**TASK INSTRUCTIONS**
Quote all of the data that follows exactly as written, skipping the images.

▼

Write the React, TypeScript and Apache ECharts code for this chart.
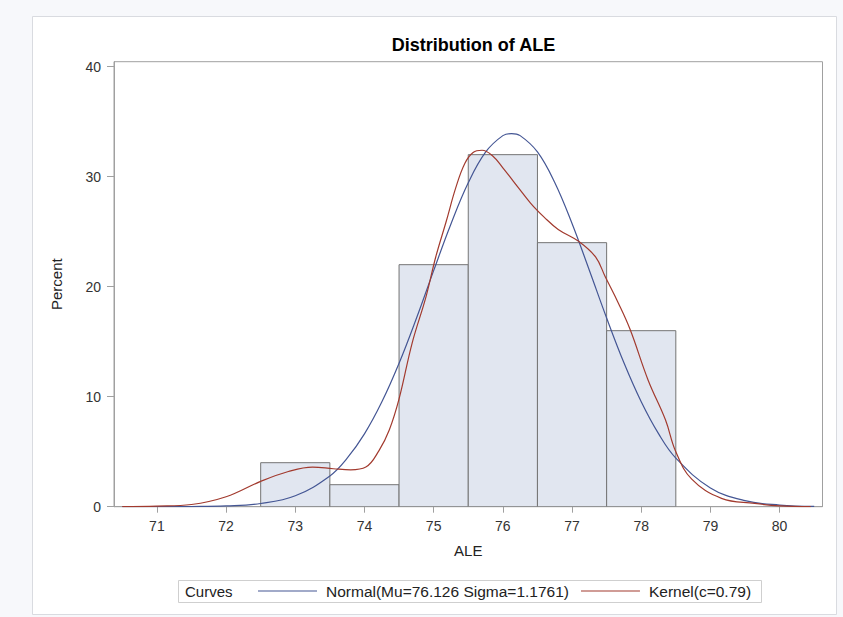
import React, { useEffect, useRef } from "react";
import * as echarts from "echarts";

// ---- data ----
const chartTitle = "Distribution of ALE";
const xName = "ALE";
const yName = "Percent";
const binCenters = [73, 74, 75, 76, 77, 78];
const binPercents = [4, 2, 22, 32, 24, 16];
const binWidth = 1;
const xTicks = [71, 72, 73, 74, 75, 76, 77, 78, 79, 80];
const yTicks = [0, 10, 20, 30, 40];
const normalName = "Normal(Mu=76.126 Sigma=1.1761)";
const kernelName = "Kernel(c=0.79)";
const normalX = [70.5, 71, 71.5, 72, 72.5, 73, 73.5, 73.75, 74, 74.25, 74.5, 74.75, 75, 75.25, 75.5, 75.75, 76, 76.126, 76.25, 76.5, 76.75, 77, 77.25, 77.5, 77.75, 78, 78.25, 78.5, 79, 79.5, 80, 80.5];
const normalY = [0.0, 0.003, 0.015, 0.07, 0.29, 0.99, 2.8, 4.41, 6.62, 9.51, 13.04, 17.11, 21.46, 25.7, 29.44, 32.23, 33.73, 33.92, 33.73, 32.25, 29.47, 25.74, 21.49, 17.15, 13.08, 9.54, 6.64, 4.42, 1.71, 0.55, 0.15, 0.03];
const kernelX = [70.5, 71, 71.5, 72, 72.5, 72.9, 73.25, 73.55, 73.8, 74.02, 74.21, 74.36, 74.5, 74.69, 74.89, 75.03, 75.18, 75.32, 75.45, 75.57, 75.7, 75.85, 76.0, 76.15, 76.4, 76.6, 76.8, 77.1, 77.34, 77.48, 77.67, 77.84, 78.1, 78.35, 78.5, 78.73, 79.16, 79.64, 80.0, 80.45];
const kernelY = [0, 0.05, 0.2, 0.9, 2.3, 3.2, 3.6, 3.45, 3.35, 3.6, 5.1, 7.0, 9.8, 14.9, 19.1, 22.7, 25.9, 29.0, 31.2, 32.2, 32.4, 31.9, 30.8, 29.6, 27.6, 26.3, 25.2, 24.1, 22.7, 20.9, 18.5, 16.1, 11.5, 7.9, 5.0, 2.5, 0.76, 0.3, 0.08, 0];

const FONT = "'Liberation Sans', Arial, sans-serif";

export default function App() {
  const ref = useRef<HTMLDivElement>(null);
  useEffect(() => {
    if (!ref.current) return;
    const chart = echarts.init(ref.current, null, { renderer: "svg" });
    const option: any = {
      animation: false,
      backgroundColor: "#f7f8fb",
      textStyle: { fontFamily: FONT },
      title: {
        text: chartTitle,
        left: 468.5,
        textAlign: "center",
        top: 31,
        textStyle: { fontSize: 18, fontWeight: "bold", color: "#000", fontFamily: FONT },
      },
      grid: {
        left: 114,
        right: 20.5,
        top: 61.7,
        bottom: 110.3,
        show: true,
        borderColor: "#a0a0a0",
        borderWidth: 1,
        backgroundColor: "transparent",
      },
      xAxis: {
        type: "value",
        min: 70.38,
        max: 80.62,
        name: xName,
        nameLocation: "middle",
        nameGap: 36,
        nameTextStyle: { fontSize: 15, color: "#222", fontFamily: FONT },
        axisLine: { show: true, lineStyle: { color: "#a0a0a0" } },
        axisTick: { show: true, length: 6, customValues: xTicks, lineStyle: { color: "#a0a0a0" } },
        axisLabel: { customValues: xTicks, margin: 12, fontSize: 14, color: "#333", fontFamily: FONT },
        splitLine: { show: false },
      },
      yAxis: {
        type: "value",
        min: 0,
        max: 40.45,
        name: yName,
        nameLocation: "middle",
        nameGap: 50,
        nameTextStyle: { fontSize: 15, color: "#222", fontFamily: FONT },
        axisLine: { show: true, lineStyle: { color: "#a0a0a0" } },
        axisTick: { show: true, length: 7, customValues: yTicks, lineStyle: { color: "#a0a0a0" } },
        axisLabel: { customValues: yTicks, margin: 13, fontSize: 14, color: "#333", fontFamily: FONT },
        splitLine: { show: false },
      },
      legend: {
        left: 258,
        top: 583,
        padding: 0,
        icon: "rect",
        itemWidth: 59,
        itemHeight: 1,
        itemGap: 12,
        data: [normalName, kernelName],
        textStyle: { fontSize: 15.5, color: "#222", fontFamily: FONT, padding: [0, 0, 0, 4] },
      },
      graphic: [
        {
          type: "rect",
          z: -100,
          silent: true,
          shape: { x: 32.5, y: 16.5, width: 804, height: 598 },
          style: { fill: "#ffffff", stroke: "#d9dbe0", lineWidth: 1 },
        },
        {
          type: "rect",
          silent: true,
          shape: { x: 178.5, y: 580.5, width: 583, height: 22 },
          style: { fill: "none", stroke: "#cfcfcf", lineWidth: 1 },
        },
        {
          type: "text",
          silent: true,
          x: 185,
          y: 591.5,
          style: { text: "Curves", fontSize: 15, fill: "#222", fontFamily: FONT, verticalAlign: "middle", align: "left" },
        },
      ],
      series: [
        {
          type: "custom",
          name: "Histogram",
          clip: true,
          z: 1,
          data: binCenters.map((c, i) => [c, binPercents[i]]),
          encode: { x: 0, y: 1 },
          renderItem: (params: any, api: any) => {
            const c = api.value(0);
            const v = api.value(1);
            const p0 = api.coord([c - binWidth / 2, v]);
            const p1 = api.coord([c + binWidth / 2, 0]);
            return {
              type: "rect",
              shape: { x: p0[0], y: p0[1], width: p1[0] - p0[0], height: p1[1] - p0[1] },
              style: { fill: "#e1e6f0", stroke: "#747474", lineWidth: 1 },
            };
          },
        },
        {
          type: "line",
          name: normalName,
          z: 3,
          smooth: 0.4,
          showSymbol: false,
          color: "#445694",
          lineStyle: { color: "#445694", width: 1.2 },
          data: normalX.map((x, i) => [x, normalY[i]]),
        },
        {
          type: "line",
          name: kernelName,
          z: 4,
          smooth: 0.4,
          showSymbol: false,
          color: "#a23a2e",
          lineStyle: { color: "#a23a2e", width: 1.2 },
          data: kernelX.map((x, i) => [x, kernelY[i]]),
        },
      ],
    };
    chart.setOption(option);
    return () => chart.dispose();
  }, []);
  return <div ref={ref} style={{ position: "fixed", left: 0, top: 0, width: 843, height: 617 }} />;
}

▲

**EXPECTED OUTPUT**
Write the React, TypeScript and Apache ECharts code for this chart.
import React, { useEffect, useRef } from "react";
import * as echarts from "echarts";

// ---- data ----
const chartTitle = "Distribution of ALE";
const xName = "ALE";
const yName = "Percent";
const binCenters = [73, 74, 75, 76, 77, 78];
const binPercents = [4, 2, 22, 32, 24, 16];
const binWidth = 1;
const xTicks = [71, 72, 73, 74, 75, 76, 77, 78, 79, 80];
const yTicks = [0, 10, 20, 30, 40];
const normalName = "Normal(Mu=76.126 Sigma=1.1761)";
const kernelName = "Kernel(c=0.79)";
const normalX = [70.5, 71, 71.5, 72, 72.5, 73, 73.5, 73.75, 74, 74.25, 74.5, 74.75, 75, 75.25, 75.5, 75.75, 76, 76.126, 76.25, 76.5, 76.75, 77, 77.25, 77.5, 77.75, 78, 78.25, 78.5, 79, 79.5, 80, 80.5];
const normalY = [0.0, 0.003, 0.015, 0.07, 0.29, 0.99, 2.8, 4.41, 6.62, 9.51, 13.04, 17.11, 21.46, 25.7, 29.44, 32.23, 33.73, 33.92, 33.73, 32.25, 29.47, 25.74, 21.49, 17.15, 13.08, 9.54, 6.64, 4.42, 1.71, 0.55, 0.15, 0.03];
const kernelX = [70.5, 71, 71.5, 72, 72.5, 72.9, 73.25, 73.55, 73.8, 74.02, 74.21, 74.36, 74.5, 74.69, 74.89, 75.03, 75.18, 75.32, 75.45, 75.57, 75.7, 75.85, 76.0, 76.15, 76.4, 76.6, 76.8, 77.1, 77.34, 77.48, 77.67, 77.84, 78.1, 78.35, 78.5, 78.73, 79.16, 79.64, 80.0, 80.45];
const kernelY = [0, 0.05, 0.2, 0.9, 2.3, 3.2, 3.6, 3.45, 3.35, 3.6, 5.1, 7.0, 9.8, 14.9, 19.1, 22.7, 25.9, 29.0, 31.2, 32.2, 32.4, 31.9, 30.8, 29.6, 27.6, 26.3, 25.2, 24.1, 22.7, 20.9, 18.5, 16.1, 11.5, 7.9, 5.0, 2.5, 0.76, 0.3, 0.08, 0];

const FONT = "'Liberation Sans', Arial, sans-serif";

export default function App() {
  const ref = useRef<HTMLDivElement>(null);
  useEffect(() => {
    if (!ref.current) return;
    const chart = echarts.init(ref.current, null, { renderer: "svg" });
    const option: any = {
      animation: false,
      backgroundColor: "#f7f8fb",
      textStyle: { fontFamily: FONT },
      title: {
        text: chartTitle,
        left: 468.5,
        textAlign: "center",
        top: 31,
        textStyle: { fontSize: 18, fontWeight: "bold", color: "#000", fontFamily: FONT },
      },
      grid: {
        left: 114,
        right: 20.5,
        top: 61.7,
        bottom: 110.3,
        show: true,
        borderColor: "#a0a0a0",
        borderWidth: 1,
        backgroundColor: "transparent",
      },
      xAxis: {
        type: "value",
        min: 70.38,
        max: 80.62,
        name: xName,
        nameLocation: "middle",
        nameGap: 36,
        nameTextStyle: { fontSize: 15, color: "#222", fontFamily: FONT },
        axisLine: { show: true, lineStyle: { color: "#a0a0a0" } },
        axisTick: { show: true, length: 6, customValues: xTicks, lineStyle: { color: "#a0a0a0" } },
        axisLabel: { customValues: xTicks, margin: 12, fontSize: 14, color: "#333", fontFamily: FONT },
        splitLine: { show: false },
      },
      yAxis: {
        type: "value",
        min: 0,
        max: 40.45,
        name: yName,
        nameLocation: "middle",
        nameGap: 50,
        nameTextStyle: { fontSize: 15, color: "#222", fontFamily: FONT },
        axisLine: { show: true, lineStyle: { color: "#a0a0a0" } },
        axisTick: { show: true, length: 7, customValues: yTicks, lineStyle: { color: "#a0a0a0" } },
        axisLabel: { customValues: yTicks, margin: 13, fontSize: 14, color: "#333", fontFamily: FONT },
        splitLine: { show: false },
      },
      legend: {
        left: 258,
        top: 583,
        padding: 0,
        icon: "rect",
        itemWidth: 59,
        itemHeight: 1,
        itemGap: 12,
        data: [normalName, kernelName],
        textStyle: { fontSize: 15.5, color: "#222", fontFamily: FONT, padding: [0, 0, 0, 4] },
      },
      graphic: [
        {
          type: "rect",
          z: -100,
          silent: true,
          shape: { x: 32.5, y: 16.5, width: 804, height: 598 },
          style: { fill: "#ffffff", stroke: "#d9dbe0", lineWidth: 1 },
        },
        {
          type: "rect",
          silent: true,
          shape: { x: 178.5, y: 580.5, width: 583, height: 22 },
          style: { fill: "none", stroke: "#cfcfcf", lineWidth: 1 },
        },
        {
          type: "text",
          silent: true,
          x: 185,
          y: 591.5,
          style: { text: "Curves", fontSize: 15, fill: "#222", fontFamily: FONT, verticalAlign: "middle", align: "left" },
        },
      ],
      series: [
        {
          type: "custom",
          name: "Histogram",
          clip: true,
          z: 1,
          data: binCenters.map((c, i) => [c, binPercents[i]]),
          encode: { x: 0, y: 1 },
          renderItem: (params: any, api: any) => {
            const c = api.value(0);
            const v = api.value(1);
            const p0 = api.coord([c - binWidth / 2, v]);
            const p1 = api.coord([c + binWidth / 2, 0]);
            return {
              type: "rect",
              shape: { x: p0[0], y: p0[1], width: p1[0] - p0[0], height: p1[1] - p0[1] },
              style: { fill: "#e1e6f0", stroke: "#747474", lineWidth: 1 },
            };
          },
        },
        {
          type: "line",
          name: normalName,
          z: 3,
          smooth: 0.4,
          showSymbol: false,
          color: "#445694",
          lineStyle: { color: "#445694", width: 1.2 },
          data: normalX.map((x, i) => [x, normalY[i]]),
        },
        {
          type: "line",
          name: kernelName,
          z: 4,
          smooth: 0.4,
          showSymbol: false,
          color: "#a23a2e",
          lineStyle: { color: "#a23a2e", width: 1.2 },
          data: kernelX.map((x, i) => [x, kernelY[i]]),
        },
      ],
    };
    chart.setOption(option);
    return () => chart.dispose();
  }, []);
  return <div ref={ref} style={{ position: "fixed", left: 0, top: 0, width: 843, height: 617 }} />;
}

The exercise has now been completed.